Untuk ketiga kalinya sejak tahun 2019, PM Prayuth Chan-O-cha lolos dari mosi tidak percaya di parlemen. Demonstran langsung menyambut dengan aksi turun ke jalan di jantung kota Bangkok.
Oleh
Fransisca Romana Ninik
·3 menit baca
Situasi politik di Thailand memanas setelah Perdana Menteri Prayuth Chan-O-cha berhasil lolos dari mosi tidak percaya di parlemen. Pengunjuk rasa, dalam kemarahan mereka, berjalan di bawah guyuran hujan deras, Sabtu (4/9/2021), di jantung komersial Bangkok.
Membawa bendera merah, mereka meneriakkan seruan agar pemerintahan dibubarkan. ”Jika keadaan baik-baik saja, kenapa kami protes?” ujar seorang pengunjuk rasa.
Selama sepekan terakhir, suara para demonstran semakin terdengar menuntut Prayuth mundur. Buruknya penanganan pemerintah atas pandemi Covid-19 yang berimbas pada merosotnya perekonomian menjadi alasan utama tuntutan tersebut. Hingga saat ini, infeksi di Thailand 1,2 juta kasus dengan korban meninggal 12.000 orang.
Lambannya vaksinasi memperburuk keadaan. Thailand tidak turut dalam skema distribusi vaksin melalui mekanisme Covax. Performa ekonomi Thailand dinilai paling buruk sejak krisis finansial yang melanda Asia tahun 1997.

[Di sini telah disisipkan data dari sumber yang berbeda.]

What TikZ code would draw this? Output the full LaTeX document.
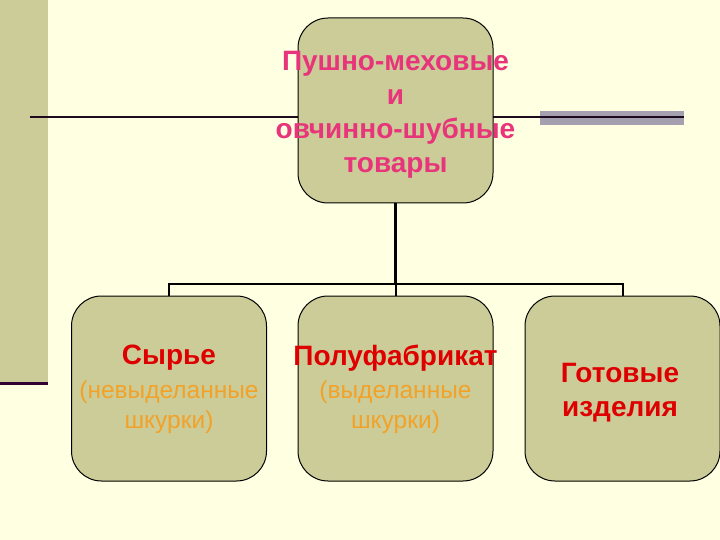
\documentclass[tikz,border=0pt]{standalone}
\usepackage{fontspec}
\setmainfont{Liberation Sans}
\definecolor{bg}{RGB}{255,255,226}
\definecolor{olive}{RGB}{204,204,153}
\definecolor{pinktxt}{RGB}{232,52,122}
\definecolor{redtxt}{RGB}{222,0,0}
\definecolor{orangetxt}{RGB}{242,162,40}
\definecolor{darkline}{RGB}{30,10,30}
\definecolor{purpleline}{RGB}{50,0,50}
\definecolor{graybar}{RGB}{165,160,175}
\tikzset{
  box/.style={draw=black, line width=1pt, fill=olive, rounded corners=30pt,
    minimum width=195pt, minimum height=185pt, inner sep=0pt},
  conn/.style={draw=black, line width=2pt},
  toptext/.style={text=pinktxt, font=\bfseries\fontsize{28}{34}\selectfont, align=center},
  redt/.style={text=redtxt, font=\bfseries\fontsize{28}{34}\selectfont},
  orat/.style={text=orangetxt, font=\fontsize{24.5}{30}\selectfont, align=center}
}
\begin{document}
\begin{tikzpicture}[x=1pt,y=-1pt]
\useasboundingbox (0,0) rectangle (720,540);
\fill[bg] (0,0) rectangle (720,540);
\fill[olive] (0,0) rectangle (48,383);
\draw[purpleline, line width=3pt] (0,383) -- (48,383);
% horizontal line and gray bar
\fill[graybar] (540,111) rectangle (684,125);
\coordinate (hl) at (30,117);
\coordinate (hr) at (684,117);
\draw[darkline, line width=2pt] (hl) -- (hr);
% boxes
\node[box] (top) at (395.5,110.5) {};
\node[box] (b1) at (169,388.5) {};
\node[box] (b2) at (395.5,388.5) {};
\node[box] (b3) at (622.5,388.5) {};
% connectors
\coordinate (bus) at (395.5,284);
\draw[black, line width=3pt] (top.south) -- (bus);
\draw[conn] (b1.north) -- (b1.north |- bus) -- (b3.north |- bus) -- (b3.north);
\draw[conn] (bus) -- (b2.north);
% texts
\node[toptext] (tt) at (395.5,115) {Пушно-меховые\\и\\овчинно-шубные\\товары};
\node[redt] (t1) at (169,358) {Сырье};
\node[orat] (o1) at (169,407) {(невыделанные\\шкурки)};
\node[redt] (t2) at (395.5,358) {Полуфабрикат};
\node[orat] (o2) at (395.5,407) {(выделанные\\шкурки)};
\node[redt, align=center] (t3) at (620,393) {Готовые\\изделия};
\end{tikzpicture}
\end{document}
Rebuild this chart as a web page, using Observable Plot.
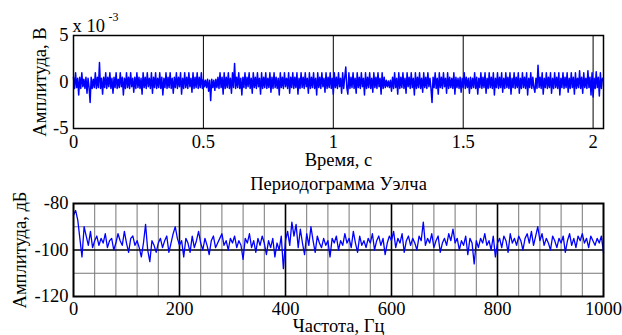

Barangkali protes terbaru ini adalah bentuk kegemasan lantaran Prayuth lolos mosi tidak percaya di parlemen untuk ketiga kalinya sejak diinisiasi tahun 2019. Prayut mulai berkuasa tahun 2014 saat berhasil melancarkan kudeta atas pemerintahan terpilih. Dia terus berkuasa sampai dipilih sebagai perdana menteri dan memimpin pemerintahan koalisi dalam pemilu tahun 2019.
Prayuth lolos dengan suara meyakinkan di parlemen dengan dukungan 264 anggota dari 271 anggota koalisinya. Dukungan terbukti masih solid meski beredar rumor sejumlah anggota akan menggulingkannya.
Itulah sebabnya, jumlah pengunjuk rasa pada akhir pekan lalu bertambah. Sejak akhir Juni, gelombang protes terus mengalir. Demonstran sering kali berakhir bentrok dengan polisi.
Pada Sabtu, polisi memblokir rute jalan yang akan dilalui demonstran menggunakan kontainer di sekitar Taman Lumphini. Di pusat kota, polisi antihuru-hara telah dikerahkan untuk berjaga-jaga, terutama di sekitar Ratchaprasong, distrik komersial utama di Bangkok.
13 tahun
Ingatan lantas melayang ke peristiwa unjuk rasa besar-besaran di Bangkok tahun 2008 untuk menuntut mundurnya Perdana Menteri Samak Sundaravej. Pada awal September, 13 tahun lalu, ribuan demonstran yang dimotori Aliansi Rakyat untuk Demokrasi (PAD) menduduki kompleks gedung pemerintahan di Bangkok. Ciri khas demonstran waktu itu adalah kaus kuning yang melambangkan warna kerajaan.
Protes berlangsung selama tiga bulan hingga terpilihnya perdana menteri baru, Abhisit Vejjajiva, pada Desember 2008. Baru sebulan berkuasa, muncul gelombang protes baru yang merupakan kelompok pendukung pemerintahan sebelumnya. Diduga aksi dibiayai mantan PM Thaksin Shinawatra yang digulingkan melalui kudeta. Berbeda dengan aksi kaus kuning, demonstran kali ini berkaus merah.
Abhisit ketika itu juga menghadapi mosi tidak percaya di parlemen pada Maret 2009, yang disusul demonstrasi besar-besaran kelompok kaus merah pada bulan berikutnya. Setahun berselang, kaus merah menggelar demonstrasi menuntut Abhisit mundur. Mereka menduduki kawasan Ratchaprasong selama tiga bulan. Kali ini, aparat keamanan merespons dengan keras. Situasi mencekam selama sekitar sepekan saat tentara membubarkan paksa demonstran. Setidaknya 88 orang tewas dan 1.500 orang terluka.
Sabtu malam lalu, di persimpangan Din Daeng, demonstran melemparkan petasan. Din Daeng juga merupakan titik panas protes tahun 2010.
Pandemi Covid-19 tak menyurutkan orang berunjuk rasa. Dikhawatirkan Thailand berpotensi mengulang kembali memori buruk demonstrasi yang berujung pada kekerasan.